Friday, July 25, 2008

What We Can Do

Last year, outside my office window and 23 floors below, the old Chicago Sun-Times building was dismantled floor by floor and beam by beam. In its place, Trump Tower's 86-plus stories of glass and concrete will block the morning sunshine and our view of Lake Michigan. The Department of Homeland Security reminds me of the new Trump Tower. Grandiose plans, built on a fairly limited base; both are all-encompassing structures reaching for the sky like the Tower of Babel.

While the building next door is being constructed by competent architects and construction professionals, the fire and emergency services have been sitting on the sidelines watching DHS be built by politicians and bureaucrats. With a base of five divisions or directorates, each level of the DHS, understandably, is still a massive work in process, defining and establishing its responsibilities. Just like the caisson shafts being drilled into the bedrock for Trump's tower, the core of DHS must built on solid ground. While many Washington insiders felt qualified to have a hand in drawing up the blueprints for this new segment of the government, the fire and emergency services were treated as inconsequential. Their lack of input in the DHS construction and subsequent burial in the organizational charts has been a sore point.

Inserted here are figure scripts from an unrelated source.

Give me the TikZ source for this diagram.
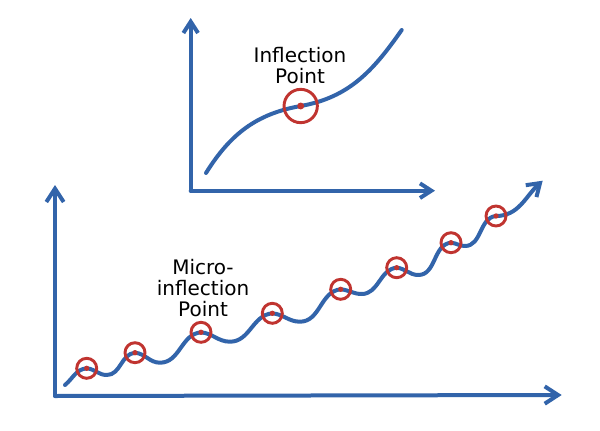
\documentclass[tikz,border=0pt]{standalone}
\usepackage{fontspec}
\setmainfont{DejaVu Sans}
\usetikzlibrary{arrows.meta}
\definecolor{penblue}{RGB}{50,100,170}
\definecolor{penred}{RGB}{192,52,48}
\begin{document}
\begin{tikzpicture}[x=0.75pt,y=0.75pt,
  penline/.style={draw=penblue,line width=3pt,line cap=round,line join=round},
  axis/.style={penline,-{Straight Barb[length=10pt,width=13pt]}},
  smallaxis/.style={penline,-{Straight Barb[length=8.5pt,width=11pt]}},
  ring/.style={circle,draw=penred,line width=2.2pt,inner sep=0pt},
  bigring/.style={ring,minimum size=25pt},
  smallring/.style={ring,minimum size=15pt},
  dot/.style={fill=penred},
  lbl/.style={align=center,text=black,font=\fontsize{15}{15.75}\selectfont}]
\useasboundingbox (0,0) rectangle (600,430);
% ---------- top graph ----------
\coordinate (o1) at (190.7,239.3);
\coordinate (y1) at (190.7,412);
\coordinate (x1) at (435,239.3);
\draw[smallaxis] (o1) -- (y1);
\draw[smallaxis] (o1) -- (x1);
\coordinate (c1s) at (206,257);
\coordinate (ipt) at (300.7,324);
\coordinate (c1e) at (401.7,400);
\draw[penline] (c1s) to[out=58,in=190] (ipt) to[out=10,in=235] (c1e);
\node[bigring] (ipring) at (ipt) {};
\fill[dot] (ipt) circle (2.6pt);
\node[lbl] (iplabel) at (300,364.5) {Inflection\\Point};
% ---------- bottom graph ----------
\coordinate (o2) at (55,34);
\coordinate (y2) at (55,245);
\coordinate (x2) at (561.7,35);
\draw[axis] (o2) -- (y2);
\draw[axis] (o2) -- (x2);
\coordinate (s) at (65,45);
\coordinate (p1) at (86.7,61.7);
\coordinate (t1) at (106.7,55);
\coordinate (p2) at (135,77.3);
\coordinate (t2) at (160,67.3);
\coordinate (p3) at (201,97.7);
\coordinate (t3) at (230,88.3);
\coordinate (p4) at (272.3,116.7);
\coordinate (t4) at (300,108.3);
\coordinate (p5) at (340.7,140.7);
\coordinate (t5) at (361.7,136);
\coordinate (p6) at (396.7,162.3);
\coordinate (t6) at (418.3,155);
\coordinate (p7) at (451,187.3);
\coordinate (t7) at (465,184);
\coordinate (p8) at (496,214);
\coordinate (e) at (542.7,249.3);
\draw[penline,-{Straight Barb[length=9pt,width=12pt]}]
  (s) to[out=40,in=185] (p1) to[out=-5,in=180] (t1)
  to[out=0,in=185] (p2) to[out=-5,in=180] (t2)
  to[out=0,in=185] (p3) to[out=-5,in=180] (t3)
  to[out=0,in=185] (p4) to[out=-5,in=180] (t4)
  to[out=0,in=185] (p5) to[out=-5,in=180] (t5)
  to[out=0,in=185] (p6) to[out=-5,in=180] (t6)
  to[out=0,in=185] (p7) to[out=-5,in=180] (t7)
  to[out=0,in=185] (p8) to[out=0,in=222] (e);
\foreach \p in {p1,p2,p3,p4,p5,p6,p7,p8}{
  \node[smallring] (r\p) at (\p) {};
  \fill[dot] (\p) circle (2pt);
}
\node[lbl] (milabel) at (203,142) {Micro-\\inflection\\Point};
\end{tikzpicture}
\end{document}
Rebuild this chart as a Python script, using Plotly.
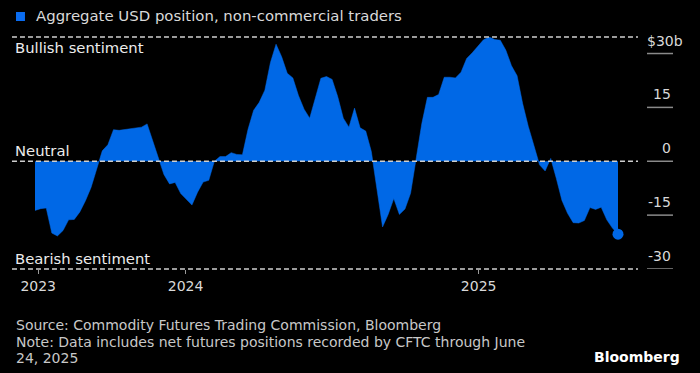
import plotly.graph_objects as go
import pandas as pd

# Weekly CFTC data, aggregate USD position of non-commercial traders ($bn)
dates = pd.date_range("2023-06-27", "2025-06-24", freq="7D")
values = [
    -13.7, -13.2, -13.0, -20.0, -20.8, -19.3, -16.3, -16.2, -14.1, -11.0,
    -7.3, -1.9, 2.9, 4.6, 8.8, 8.6, 8.8, 9.1, 9.2, 9.5,
    10.4, 5.5, 1.2, -3.7, -6.3, -5.9, -9.0, -10.5, -12.2, -8.6,
    -5.8, -5.3, 0.0, 1.3, 1.3, 2.4, 1.9, 1.8, 8.9, 14.2,
    16.4, 19.8, 27.5, 32.6, 29.1, 24.5, 23.2, 18.3, 14.5, 12.0,
    17.8, 23.1, 23.6, 22.8, 18.0, 12.0, 9.5, 14.8, 9.3, 8.4,
    2.7, -8.5, -18.3, -14.8, -10.4, -14.8, -13.3, -8.9, 0.2, 10.5,
    17.8, 17.8, 18.6, 23.4, 23.4, 23.2, 24.8, 28.6, 30.2, 31.9,
    33.8, 34.6, 33.9, 33.7, 30.9, 26.6, 23.8, 16.0, 9.7, 4.4,
    -1.0, -2.7, 0.8, -4.8, -10.9, -14.5, -17.1, -17.2, -16.5, -12.9,
    -13.4, -12.8, -16.3, -18.6, -20.3,
]

y_tick_vals = [30, 15, 0, -15, -30]
y_tick_text = ["$30b", "15", "0", "-15", "-30"]
x_tick_vals = ["2023-07-01", "2024-01-01", "2025-01-01"]
x_tick_text = ["2023", "2024", "2025"]

BLUE = "#0068e6"
FONT = "DejaVu Sans"
TXT = "#d9d9d9"

fig = go.Figure()
fig.add_trace(go.Scatter(
    x=dates, y=values, mode="lines", fill="tozeroy",
    fillcolor=BLUE, line=dict(color=BLUE, width=0.5),
    hoverinfo="skip", showlegend=False,
))
fig.add_trace(go.Scatter(
    x=[dates[-1]], y=[values[-1]], mode="markers",
    marker=dict(color=BLUE, size=11), cliponaxis=False,
    hoverinfo="skip", showlegend=False,
))

shapes = []
dash = dict(color="#cfcfcf", width=1.6, dash="5px,3px")
for yr, yv in [("paper", 1), ("y", 0), ("paper", 0)]:
    shapes.append(dict(type="line", xref="paper", yref=yr, x0=-0.0395, x1=1.0343,
                       y0=yv, y1=yv, line=dash, layer="above"))
for v in y_tick_vals:
    shapes.append(dict(type="line", xref="paper", yref="y", x0=1.0497, x1=1.0943,
                       y0=v, y1=v, line=dict(color="#8a8a8a", width=1.5)))
# legend swatch
shapes.append(dict(type="rect", xref="paper", yref="paper", x0=-0.0326, x1=-0.0172,
                   y0=1.069, y1=1.1078, fillcolor="#0a6cf0", line=dict(width=0)))

ann = []
for v, t in zip(y_tick_vals, y_tick_text):
    ann.append(dict(xref="paper", yref="y", x=(1.1149 if t.startswith("$") else 1.0943),
                    y=v, text=t, showarrow=False, xanchor="right", yanchor="bottom",
                    yshift=3, font=dict(family=FONT, size=14, color=TXT)))
ann.append(dict(xref="paper", yref="paper", x=-0.0017, y=1.0905, text="Aggregate USD position, non-commercial traders",
                showarrow=False, xanchor="left", yanchor="middle", font=dict(family=FONT, size=14.9, color=TXT)))
ann.append(dict(xref="paper", yref="paper", x=-0.0377, y=1, text="Bullish sentiment", showarrow=False,
                xanchor="left", yanchor="top", font=dict(family=FONT, size=14.8, color="#ececec")))
ann.append(dict(xref="paper", yref="y", x=-0.0377, y=0, text="Neutral", showarrow=False,
                xanchor="left", yanchor="bottom", font=dict(family=FONT, size=14.8, color="#ececec")))
ann.append(dict(xref="paper", yref="paper", x=-0.0377, y=0, text="Bearish sentiment", showarrow=False,
                xanchor="left", yanchor="bottom", font=dict(family=FONT, size=14.8, color="#ececec")))
footer = [
    ("Source: Commodity Futures Trading Commission, Bloomberg", -0.2414),
    ("Note: Data includes net futures positions recorded by CFTC through June", -0.3125),
    ("24, 2025", -0.3836),
]
for t, yy in footer:
    ann.append(dict(xref="paper", yref="paper", x=-0.036, y=yy, text=t, showarrow=False,
                    xanchor="left", yanchor="middle", font=dict(family=FONT, size=14, color="#c8c8c8")))
ann.append(dict(xref="paper", yref="paper", x=1.1098, y=-0.379, text="<b>Bloomberg</b>", showarrow=False,
                xanchor="right", yanchor="middle", font=dict(family=FONT, size=14, color="#ffffff")))

fig.update_layout(
    width=700, height=373,
    paper_bgcolor="black", plot_bgcolor="black",
    margin=dict(l=35, r=82, t=37, b=104),
    shapes=shapes, annotations=ann,
    xaxis=dict(type="date", range=[dates[0], dates[-1]], showgrid=False, zeroline=False,
               showline=False, ticks="outside", ticklen=4, tickcolor="#9a9a9a", tickwidth=1,
               tickvals=x_tick_vals, ticktext=x_tick_text,
               tickfont=dict(family=FONT, size=14, color=TXT)),
    yaxis=dict(range=[-30, 34.6], showgrid=False, zeroline=False, showline=False,
               showticklabels=False, ticks=""),
)
fig.write_html("out.html", config={"displayModeBar": False},
               post_script="document.body.style.margin='0';document.body.style.background='black';")
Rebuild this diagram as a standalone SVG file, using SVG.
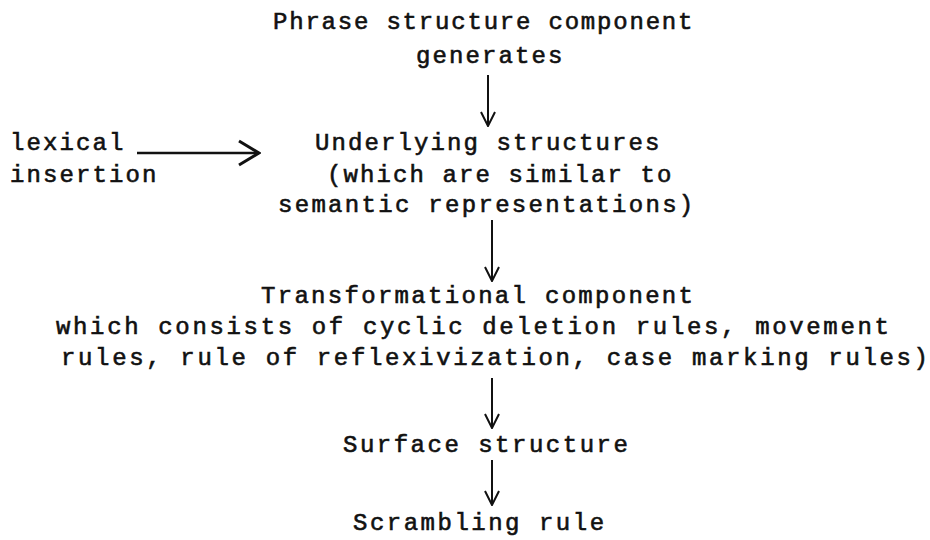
<svg xmlns="http://www.w3.org/2000/svg" width="930" height="540" viewBox="0 0 930 540">
<style>
  text { font-family: "Liberation Mono", "DejaVu Sans Mono", monospace; font-size: 24px; fill: #111; stroke: #111; stroke-width: 0.6px; }
  .p162 { letter-spacing: 1.8px; }
  .p165 { letter-spacing: 2.1px; }
  .p167 { letter-spacing: 2.3px; }
  .p169 { letter-spacing: 2.5px; }
  .p170 { letter-spacing: 2.65px; }
  .conn line { stroke: #111; stroke-width: 2; fill: none; }
</style>
<defs>
  <marker id="vhead" markerUnits="userSpaceOnUse" viewBox="0 0 16 16" refX="15" refY="8" markerWidth="16" markerHeight="16" orient="auto">
    <path d="M1,1 L15,8 L1,15" fill="none" stroke="#111" stroke-width="2"/>
  </marker>
  <marker id="hhead" markerUnits="userSpaceOnUse" viewBox="0 0 24 28" refX="22" refY="14" markerWidth="24" markerHeight="28" orient="auto">
    <path d="M2,2 L22,14 L2,26" fill="none" stroke="#111" stroke-width="3"/>
  </marker>
</defs>
<rect width="930" height="540" fill="#fff"/>

<g id="phrase-structure">
  <text x="273" y="29" class="p162">Phrase structure component</text>
  <text x="416" y="63" class="p165">generates</text>
</g>

<g id="lexical-insertion">
  <text x="10" y="150" class="p165">lexical</text>
  <text x="10" y="182" class="p165">insertion</text>
</g>

<g id="underlying-structures">
  <text x="315" y="150" class="p165">Underlying structures</text>
  <text x="327" y="182" class="p165">(which are similar to</text>
  <text x="278" y="212" class="p167">semantic representations)</text>
</g>

<g id="transformational-component">
  <text x="261" y="303" class="p167">Transformational component</text>
  <text x="56" y="334" class="p170">which consists of cyclic deletion rules, movement</text>
  <text x="61" y="365" class="p170">rules, rule of reflexivization, case marking rules)</text>
</g>

<g id="surface-structure">
  <text x="343" y="452" class="p169">Surface structure</text>
</g>

<g id="scrambling-rule">
  <text x="353" y="530" class="p169">Scrambling rule</text>
</g>

<g id="connectors" class="conn">
  <line x1="488" y1="75" x2="488" y2="126" marker-end="url(#vhead)"/>
  <line x1="137" y1="153" x2="259" y2="153" marker-end="url(#hhead)" style="stroke-width:2.6"/>
  <line x1="492" y1="220" x2="492" y2="281" marker-end="url(#vhead)"/>
  <line x1="492" y1="378" x2="492" y2="428" marker-end="url(#vhead)"/>
  <line x1="492" y1="460" x2="492" y2="505" marker-end="url(#vhead)"/>
</g>
</svg>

Fast-forward to the past several weeks. While not quite comparable in scope, there was enough of a contrast in the two recent hurricanes to see different levels of competence. The stark reality is that in Katrina, errors were committed and compounded at every level of emergency response — local, county, state and federal levels. In Rita, Texas had the attention of its coastal communities to come away when called and immediate disaster management.

With Katrina, everything nasty or ugly that could have happened did — before and after. Over the past four years, the message from DHS has been that local first responders would need to be prepared to respond and hold the fort for up to 48 hours until federal assistance could arrive. When you live near a volcano, an earthquake or a levee, your disaster plan better be top-notch.

In 1961, Dr. Laurence J. Peter created the Peter Principle, which states that the governing principle of bureaucracy is that employees inevitably “rise to their level of incompetence.” Competent people within organizations tend to get promoted until they reach a job they can't do anymore. This can be exacerbated when politics gets involved.

The recent double-whammy of hurricanes proved the drastic difference between incompetence and competence. The fire and emergency services have come a long way in professionalism: higher education, certification programs, and more advanced leadership and management training. But book-smart doesn't unanimously mean people-smart. Certificates and initials after your name do not guarantee competence. Stephen R. Covey in First Things First says, “Character is what we are; competence is what we can do. And both are necessary to create trustworthiness.”

Incompetence has been with us since the beginning of time, in every profession and in every facet of life. We work around it, accept it, or bite the bullet and fight it.

When a fire chief or chief officer rises to his or her level of incompetence and through intimidation or dumb luck remains in a position of leadership, what's a department to do? Ride it out till the chief retires? Wait until the morale gets low enough to attract some attention? What does it take for an incompetent officer or chief to be exposed or disposed? Something goes wrong? Somebody dies or gets hurt?

Do politics fuel incompetence? Politics certainly reveal the truth in the old saying “it's who you know and what they can do for you.” Political appointments make me wince. Why do we eliminate good, qualified professionals because they are from one political party versus another?

When will we reach a point when qualifications and experience dictate getting a position rather than political affiliations, donations or who you know? Especially when the lives and safety of your community are at stake.